STATED GOAL → Where a line in the listing below contains the word "code", copy that line.

DATA SHOWN →
========

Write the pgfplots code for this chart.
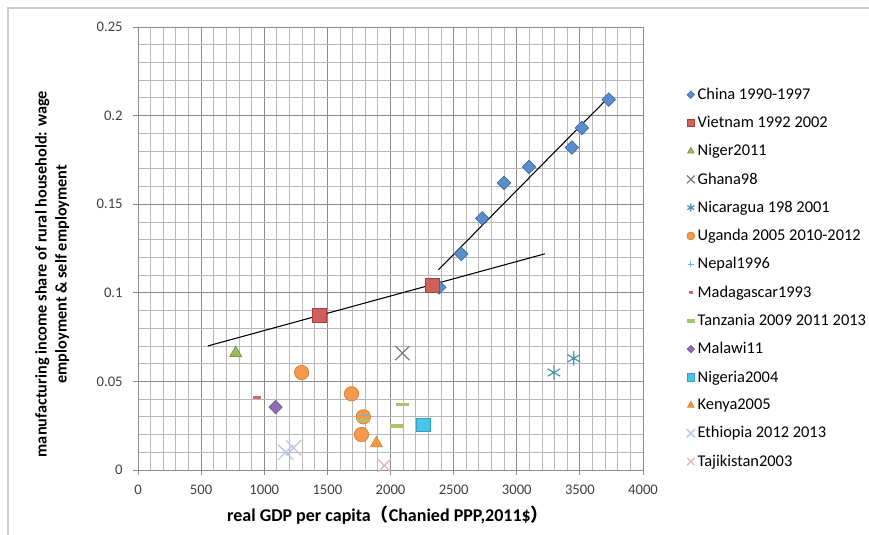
\documentclass[border=0pt]{standalone}
\usepackage{fontspec}
\setmainfont{Carlito}
\newfontfamily\cjk{Noto Sans CJK SC}
\usepackage{pgfplots}
\pgfplotsset{compat=1.18}
\definecolor{cChina}{HTML}{5B8DCB}
\definecolor{cChinaD}{HTML}{3A6BA8}
\definecolor{cViet}{HTML}{D0605C}
\definecolor{cVietD}{HTML}{A8403D}
\definecolor{cNiger}{HTML}{9BBB59}
\definecolor{cGhana}{HTML}{7E7888}
\definecolor{cNica}{HTML}{4A93AE}
\definecolor{cUganda}{HTML}{F39A4E}
\definecolor{cUgandaD}{HTML}{D97B2E}
\definecolor{cNepal}{HTML}{6FB7CF}
\definecolor{cMada}{HTML}{D9666A}
\definecolor{cTanz}{HTML}{A9C46A}
\definecolor{cMalawi}{HTML}{8E6CB8}
\definecolor{cNigeria}{HTML}{45C6EA}
\definecolor{cKenya}{HTML}{F59A40}
\definecolor{cEthi}{HTML}{BCC6E2}
\definecolor{cTaji}{HTML}{E3B4B8}
\begin{document}
\begin{tikzpicture}
\useasboundingbox (0,0) rectangle (651.75pt,401.25pt);
\draw[black!20, line width=0.9pt] (6pt,0pt) -- (6pt,395.25pt) -- (651.75pt,395.25pt);
\begin{axis}[
  at={(103.5pt,48.75pt)}, anchor=south west,
  scale only axis, width=378.75pt, height=332.25pt,
  xmin=0, xmax=4000, ymin=0, ymax=0.25,
  xtick={0,500,...,4000},
  ytick={0,0.05,0.1,0.15,0.2,0.25},
  yticklabels={0,0.05,0.1,0.15,0.2,0.25},
  minor x tick num=4, minor y tick num=4,
  grid=both,
  major grid style={black!45, line width=0.7pt},
  minor grid style={black!28, line width=0.6pt},
  axis line style={black!45, line width=0.7pt},
  tick pos=left, tick align=outside,
  major tick length=4pt, minor tick length=0pt,
  tick style={black!45, line width=0.7pt},
  /pgf/number format/assume math mode=true,
  /pgf/number format/1000 sep={},
  ticklabel style={font=\fontsize{11}{12}\selectfont, text=black!75},
  xticklabel style={yshift=-4pt},
  yticklabel style={xshift=-4pt},
  xlabel={real GDP per capita{\cjk （}Chanied PPP,2011\${\cjk ）}},
  xlabel style={font=\bfseries\fontsize{13.5}{15}\selectfont, at={(axis description cs:0.495,-0.102)}, anchor=center},
  ylabel={manufacturing income share of rural household: wage\\employment \& self employment},
  ylabel style={font=\bfseries\fontsize{12.2}{15}\selectfont, align=center, at={(axis description cs:-0.170,0.442)}, anchor=center},
  legend style={draw=none, fill=none, at={(axis description cs:1.086,0.869)}, anchor=north west,
    font=\fontsize{12.3}{14}\selectfont, row sep=7.2pt, inner sep=0pt,
    legend cell align=left},
  legend image code/.code={\draw[#1, /tikz/every mark/.append style={scale=0.55}] plot coordinates {(0.1cm,0cm)};},
  clip=false,
]
\addplot[only marks, mark=square*, mark size=3.6pt, mark options={rotate=45, fill=cChina, draw=cChinaD, line width=0.5pt}] coordinates {
(2386,0.103) (2560,0.122) (2726,0.142) (2899,0.162) (3097,0.171) (3437,0.182) (3516,0.193) (3729,0.209)};
\addlegendentry{China 1990-1997}
\addplot[only marks, mark=square*, mark size=5.2pt, mark options={fill=cViet, draw=cVietD, line width=0.6pt}] coordinates {
(1438,0.087) (2331,0.104)};
\addlegendentry{Vietnam 1992 2002}
\addplot[only marks, mark=triangle*, mark size=5.2pt, mark options={fill=cNiger, draw=cNiger!80!black, line width=0.5pt}] coordinates {
(774,0.066)};
\addlegendentry{Niger2011}
\addplot[only marks, mark=x, mark size=7.5pt, mark options={draw=cGhana, line width=0.9pt}] coordinates {
(2094,0.066)};
\addlegendentry{Ghana98}
\addplot[only marks, mark=asterisk, mark size=5.5pt, mark options={draw=cNica, line width=0.9pt}] coordinates {
(3294,0.055) (3452,0.063)};
\addlegendentry{Nicaragua 198 2001}
\addplot[only marks, mark=*, mark size=5.4pt, mark options={fill=cUganda, draw=cUgandaD, line width=0.5pt}] coordinates {
(1296,0.055) (1691,0.043) (1785,0.030) (1770,0.020)};
\addlegendentry{Uganda 2005 2010-2012}
\addplot[only marks, mark=+, mark size=4pt, mark options={draw=cNepal, line width=0.8pt}] coordinates {
(1785,0.031)};
\addlegendentry{Nepal1996}
\addplot[only marks, mark=-, mark size=3pt, mark options={draw=cMada, line width=2.6pt}] coordinates {
(940,0.041)};
\addlegendentry{Madagascar1993}
\addplot[only marks, mark=-, mark size=5pt, mark options={draw=cTanz, line width=2.8pt}] coordinates {
(2094,0.037) (2046,0.025) (1785,0.028)};
\addlegendentry{Tanzania 2009 2011 2013}
\addplot[only marks, mark=square*, mark size=3.5pt, mark options={rotate=45, fill=cMalawi, draw=cMalawi!80!black, line width=0.5pt}] coordinates {
(1090,0.0355)};
\addlegendentry{Malawi11}
\addplot[only marks, mark=square*, mark size=5.2pt, mark options={fill=cNigeria, draw=cNigeria!80!black, line width=0.5pt}] coordinates {
(2259,0.0255)};
\addlegendentry{Nigeria2004}
\addplot[only marks, mark=triangle*, mark size=5.2pt, mark options={fill=cKenya, draw=cKenya!85!black, line width=0.5pt}] coordinates {
(1888,0.015)};
\addlegendentry{Kenya2005}
\addplot[only marks, mark=x, mark size=8pt, mark options={draw=cEthi, line width=1pt}] coordinates {
(1170,0.010) (1232,0.0125)};
\addlegendentry{Ethiopia 2012 2013}
\addplot[only marks, mark=x, mark size=7pt, mark options={draw=cTaji, line width=1pt}] coordinates {
(1951,0.0025)};
\addlegendentry{Tajikistan2003}
\addplot[forget plot, black, line width=0.8pt, no marks] coordinates {(2380,0.113) (3730,0.2105)};
\addplot[forget plot, black, line width=0.8pt, no marks] coordinates {(553,0.070) (3223,0.122)};
\end{axis}
\end{tikzpicture}
\end{document}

========

OUTPUT FOR THIS EXERCISE →
Write the pgfplots code for this chart.
  legend image code/.code={\draw[#1, /tikz/every mark/.append style={scale=0.55}] plot coordinates {(0.1cm,0cm)};},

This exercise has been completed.